DIY Woman has now fixed her internet problems…and this time it’s personal.
With a little (a very little help) from Orange France, a wi-fi extender (not at all like seafood extender) and the National Australia Bank, your intrepid correspondent has prevailed over the technology that’s been out to get her from Day One. Not that she’s paranoid: she’s just very, very tired.
Here’s your step-by-step guide to tackling internet connection problems in a foreign country (and we all know which one):
1. Spend hours googling French telecommunications websites with no discernible English translations.
2. Give up on the idea of speaking to a human being.
3. Send questions to said websites if you can find an email address
4. Gain nothing from these hours of research
5. Get yourself to a service provider’s shopfront 10 minutes before opening.
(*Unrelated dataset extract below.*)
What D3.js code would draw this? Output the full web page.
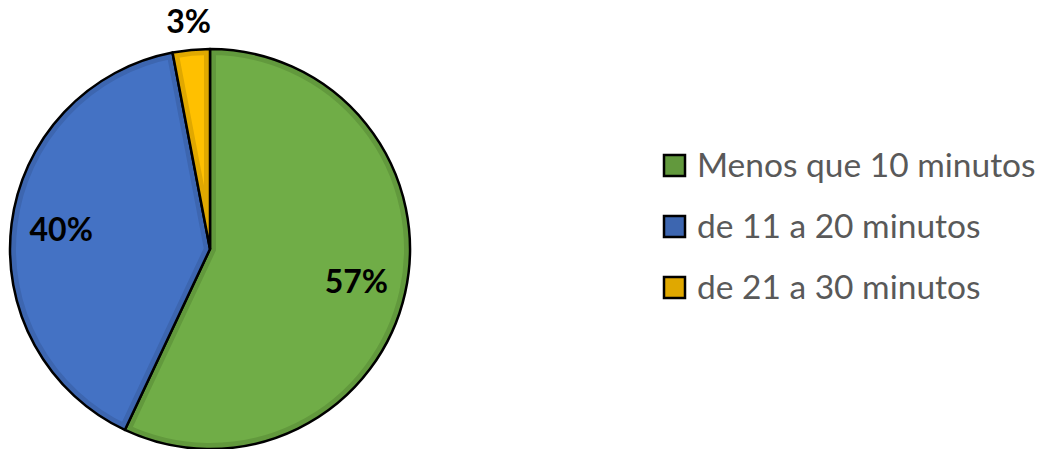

If you are fortunate you will only have 4 or 5 people in front of you and 4 or 5 people after you who miraculously get served before you.
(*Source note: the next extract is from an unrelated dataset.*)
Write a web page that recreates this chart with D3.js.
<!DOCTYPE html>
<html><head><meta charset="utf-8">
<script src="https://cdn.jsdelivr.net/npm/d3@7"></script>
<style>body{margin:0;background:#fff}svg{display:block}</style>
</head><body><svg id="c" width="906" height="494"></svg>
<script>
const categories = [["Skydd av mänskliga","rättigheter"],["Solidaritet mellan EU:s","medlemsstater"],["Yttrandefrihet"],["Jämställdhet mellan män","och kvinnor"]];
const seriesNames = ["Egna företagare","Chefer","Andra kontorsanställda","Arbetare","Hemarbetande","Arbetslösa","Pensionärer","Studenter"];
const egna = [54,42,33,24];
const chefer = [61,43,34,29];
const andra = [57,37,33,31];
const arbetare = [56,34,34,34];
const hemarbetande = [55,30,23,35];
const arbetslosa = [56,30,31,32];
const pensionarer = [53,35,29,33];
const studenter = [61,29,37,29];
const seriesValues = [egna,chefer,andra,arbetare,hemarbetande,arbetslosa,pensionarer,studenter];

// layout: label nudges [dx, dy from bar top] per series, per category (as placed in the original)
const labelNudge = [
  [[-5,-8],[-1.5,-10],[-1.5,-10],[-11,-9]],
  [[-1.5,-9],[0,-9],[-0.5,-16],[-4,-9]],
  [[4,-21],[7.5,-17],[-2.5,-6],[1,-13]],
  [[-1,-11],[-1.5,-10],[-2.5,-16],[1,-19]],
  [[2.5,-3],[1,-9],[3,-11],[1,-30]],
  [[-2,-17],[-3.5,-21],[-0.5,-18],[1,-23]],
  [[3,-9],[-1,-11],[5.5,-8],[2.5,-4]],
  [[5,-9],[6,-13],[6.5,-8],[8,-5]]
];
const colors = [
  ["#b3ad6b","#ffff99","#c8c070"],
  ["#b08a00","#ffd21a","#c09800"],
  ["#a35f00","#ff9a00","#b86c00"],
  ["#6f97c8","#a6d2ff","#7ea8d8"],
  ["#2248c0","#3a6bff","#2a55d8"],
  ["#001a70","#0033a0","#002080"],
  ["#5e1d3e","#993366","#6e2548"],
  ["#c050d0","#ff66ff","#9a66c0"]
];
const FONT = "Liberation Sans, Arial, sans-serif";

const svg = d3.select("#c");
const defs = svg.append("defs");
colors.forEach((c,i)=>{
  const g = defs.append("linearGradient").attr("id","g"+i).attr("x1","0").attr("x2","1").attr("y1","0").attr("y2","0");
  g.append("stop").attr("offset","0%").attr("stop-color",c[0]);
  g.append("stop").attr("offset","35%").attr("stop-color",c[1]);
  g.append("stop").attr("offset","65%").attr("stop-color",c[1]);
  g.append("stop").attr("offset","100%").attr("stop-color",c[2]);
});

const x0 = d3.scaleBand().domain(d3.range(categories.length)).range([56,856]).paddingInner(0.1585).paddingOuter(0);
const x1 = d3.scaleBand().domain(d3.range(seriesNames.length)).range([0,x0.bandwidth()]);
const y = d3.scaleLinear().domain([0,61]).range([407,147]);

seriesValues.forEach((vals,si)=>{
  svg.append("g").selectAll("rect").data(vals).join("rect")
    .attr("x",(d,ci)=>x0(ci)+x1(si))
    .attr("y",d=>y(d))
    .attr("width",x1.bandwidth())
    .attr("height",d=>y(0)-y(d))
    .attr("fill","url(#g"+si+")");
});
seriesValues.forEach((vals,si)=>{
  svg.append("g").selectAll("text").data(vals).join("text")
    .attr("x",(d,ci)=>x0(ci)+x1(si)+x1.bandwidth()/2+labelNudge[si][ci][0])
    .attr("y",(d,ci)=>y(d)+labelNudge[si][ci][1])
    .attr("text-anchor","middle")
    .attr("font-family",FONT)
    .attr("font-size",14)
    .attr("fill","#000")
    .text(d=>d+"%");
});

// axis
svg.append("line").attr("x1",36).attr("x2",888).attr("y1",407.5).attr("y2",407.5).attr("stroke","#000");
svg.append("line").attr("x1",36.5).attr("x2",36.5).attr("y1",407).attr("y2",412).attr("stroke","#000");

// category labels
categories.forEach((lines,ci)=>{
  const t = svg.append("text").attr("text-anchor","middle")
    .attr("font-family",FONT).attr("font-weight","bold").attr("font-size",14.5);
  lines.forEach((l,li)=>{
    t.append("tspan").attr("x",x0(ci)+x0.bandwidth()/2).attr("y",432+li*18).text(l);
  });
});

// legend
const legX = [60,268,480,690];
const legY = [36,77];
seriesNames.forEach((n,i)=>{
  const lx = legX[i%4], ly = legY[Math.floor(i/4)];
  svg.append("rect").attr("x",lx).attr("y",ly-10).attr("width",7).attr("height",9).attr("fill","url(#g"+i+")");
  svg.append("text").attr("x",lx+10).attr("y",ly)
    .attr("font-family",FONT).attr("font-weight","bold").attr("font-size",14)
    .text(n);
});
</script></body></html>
6. Be prepared to sit on the Naughty Chair until an English-speaking staff member is free to serve you
7. Understand that the term ‘English-speaking’ demonstrates more wishful thinking than fact
8. Leave the shop one hour and 100 euros later with a product called a wifi extender
9. Spend some hours reading manuals and peering at tiny passcodes too small for the human eye to see. This is part of a cunning cosmic plan to undermine the confidence of the average baby boomer who finds herself in a foreign country trying to come to grips with a hostile technology.
10. Enlist the help of the nice young handyman who has just dropped in to fix the crazy French door handles. (See point 7 of 10 Things We’ve Learned About France in No Particular Order)
My life in France is now almost perfect.
I just need to sort out a French Rail Pass and find myself a Frenchman. I’m reliably informed there’s a shortage of womenfolk in these parts as long as you’re not too fussy about whether they have their own teeth. Or indeed any teeth. I’ve seen lots of eligibles driving past on their tractors and I always make a point of smiling and waving. They do neither – probably because of the aforementioned teeth.